13. Jahrgang | Nummer 13 | 5. Juli 2010

Die Schläger und ich

von Henryk Goldberg

Der ältere, aber leicht erregte Herr stand da und brüllte. Er hielt beide Hände als Lautverstärker an den Mund, er war kein sehr geübter Laut-Sprecher. Er brüllte Tarik! und Tarik, Klasse! und alles so was. Irgendwie wirkte das doch etwas befremdlich, wie ich fand. Der Herr war ich. Eigentlich geht das gar nicht. Eigentlich brüllt ein richtiger Intellektueller nicht, höchstens im Theater, vor Lachen, wenn sie einen Witz machen, den die anderen nicht verstehen. Aber nicht bei so einer Veranstaltung. Ich brülle noch nicht einmal auf der Radrennbahn, obgleich ich die Terminologie Zieh!, Alles! ganz gut beherrsche.
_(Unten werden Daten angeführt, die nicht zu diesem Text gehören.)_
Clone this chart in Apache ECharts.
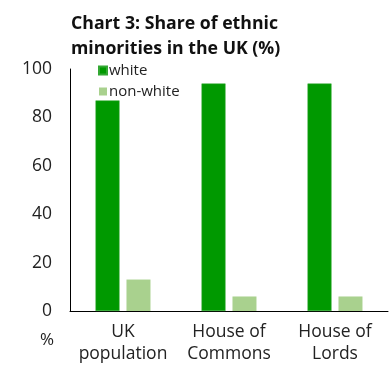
<!DOCTYPE html>
<html>
<head>
<meta charset="utf-8">
<script src="https://cdn.jsdelivr.net/npm/echarts@6/dist/echarts.min.js"></script>
<style>
  html, body { margin: 0; padding: 0; background: #fff; }
  #chart { width: 390px; height: 365px; }
</style>
</head>
<body>
<div id="chart"></div>
<script>
var categories = ['UK\npopulation', 'House of\nCommons', 'House of\nLords']
var whiteData = [87, 94, 94]
var nonWhiteData = [13, 6, 6]
var yTicks = [0, 20, 40, 60, 80, 100]

var font = 'Open Sans'
var chart = echarts.init(document.getElementById('chart'))

chart.setOption({
  animation: false,
  textStyle: { fontFamily: font },
  title: {
    text: 'Chart 3: Share of ethnic\nminorities in the UK (%)',
    left: 66,
    top: 6,
    textStyle: {
      fontFamily: font,
      fontSize: 17.7,
      fontWeight: 'bold',
      color: '#111',
      lineHeight: 25
    }
  },
  legend: {
    orient: 'vertical',
    left: 93,
    top: 58,
    itemWidth: 8,
    itemHeight: 8,
    itemGap: 6,
    icon: 'rect',
    data: ['white', 'non-white'],
    textStyle: { fontFamily: font, fontSize: 15, color: '#222', padding: [0, 0, 0, -3] }
  },
  grid: {
    left: 70,
    right: 2,
    top: 69,
    bottom: 54,
    containLabel: false
  },
  graphic: [{
    type: 'text',
    left: 40,
    top: 332,
    style: { text: '%', font: '17px "Open Sans"', fill: '#222' }
  }],
  xAxis: {
    type: 'category',
    data: categories,
    axisLine: { lineStyle: { color: '#000', width: 1 } },
    axisTick: { show: false },
    axisLabel: {
      interval: 0,
      fontFamily: font,
      fontSize: 17.5,
      lineHeight: 22,
      color: '#222',
      margin: 10
    }
  },
  yAxis: {
    type: 'value',
    min: yTicks[0],
    max: yTicks[yTicks.length - 1],
    interval: 20,
    axisLine: { show: true, lineStyle: { color: '#000', width: 1 } },
    axisTick: { show: false },
    splitLine: { show: false },
    axisLabel: {
      fontFamily: font,
      fontSize: 17.5,
      color: '#222',
      margin: 18
    }
  },
  series: [{
    name: 'white',
    type: 'bar',
    data: whiteData,
    barWidth: 24,
    barGap: '29%',
    itemStyle: { color: '#009900', borderColor: '#33a833', borderWidth: 0.5 }
  }, {
    name: 'non-white',
    type: 'bar',
    data: nonWhiteData,
    barWidth: 24,
    itemStyle: { color: '#a9d18e' }
  }]
})
</script>
</body>
</html>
Nicht, weil ich Sport-Brüllen blöde fände, eine Sportveranstaltung mit der Räusper-Diskretion des klassischen Konzertes wäre grauenvoll. Aber irgendwie bin ich zu verklemmt zum Brüllen, meistens. Das ist ein bißchen wie Heulen im Kino, aber das passiert von allein, da kann man, außer sich verstohlen die Augen zu wischen, nichts machen. Brüllen muß man aktiv. Ich brauchte auch ein, zwei Minuten ehe ich die innere Hemmung überwunden hatte, um Tarik lautstark anzufeuern. Niemand hat sich wohl gewundert über diese Brüllorgie, außer dem Brüller selbst. Vielleicht, daß es auffiel, weil die anderen Leute, wenn sie brüllten für den anderen brüllten Christian! , der war aus Erfurt und er war zugleich der Manager des Abends. Eigentlich sollte so einer zu Hause gewinnen, aber nicht gegen Tarik.
Tarik hatte mir eine halbe Stunde zuvor gesagt, David gehe es gut, trotz knock down und Würgegriff, und er tat es, als hätten sie ihn auf einer Universität in Psychologie und Sozialkompetenz unterwiesen. Dabei, sein Sensei unterweist ihn in anderen Dingen, der Junge ist Amateur-Vize-Weltmeister im beinahe-ohne-Regeln-Prügeln.
Immerhin, niemand hat mich angepöbelt, weil ich für den falschen Mann brüllte mitten unter den Fans des richtigen. Beim Fußball hätte sich der
Vorgang eher problematisch entwickelt. Aber vielleicht war es gut, daß ich schon zu Hause war, als Pilipp kämpfte, da hätte ich wieder für den falschen gebrüllt. Aber ich war nicht da, und so hat der Richtige gewonnen, der Erfurter. Die Wettbewerbe hießen Kickboxen und MMA, Mixed Martial Arts, und das ist nun eine Veranstaltung von sehr eingeschränkter Sensibilität. Fäuste, Füße, und fast überall hin. Solche Leute können nur primitiv sein, normale Leute machen so was nicht. Solche Leute haben Tätowierungen am Leib und verquere, merkwürdige Gedanken im Kopf.
Vier Wochen zuvor saßen solche Leute bei mir auf der Terasse. Dragon Gym Würzburg. Die einzigen rein Deutschen am Tisch waren der Trainer der Jungs und die Köchin. Und niemand, der die Runde beobachtet hätte, wäre auf den Gedanken verfallen, daß diese vier und ihr Trainer eine Truppe sind, die eine Disco wohl allein ausräumen könnten. Gewiß, Rafael, der Pole hat die klassischen Blumenkohlohren. Einmal, sie haben etwas vergessen, bittet der Trainer ihn, etwas aus dem Auto zu holen. Ich bin der Pole grinst Rafael und geht. Philipp, der Philippino, grinst auch. Ich bin der hier sagt er und verengt seine Augen mit den Zeigefingern zu breiten Schlitzen. Tarik, der türkische Muslim, fragt einmal, ob er sich irgendwo für einige Minuten zurückziehen könne, es ist die Zeit des Gebetes. Und im Übrigen fragt Tarik, ob ich glaube, daß es in zwanzig Jahren noch Zeitungen geben werden, wegen dem Internet. Und David sagt Danke Mutti. Und niemand ist tätowiert.
Das besagt nicht, daß dieser Sport von lauter intellektuellen Feingeister betrieben wird. Aber es besagt etwas darüber, daß man mitunter nur durch Zufall die Chance erhält, einige von seinen Vorurteilen abzubauen. Und vermutlich nicht nur im Sport.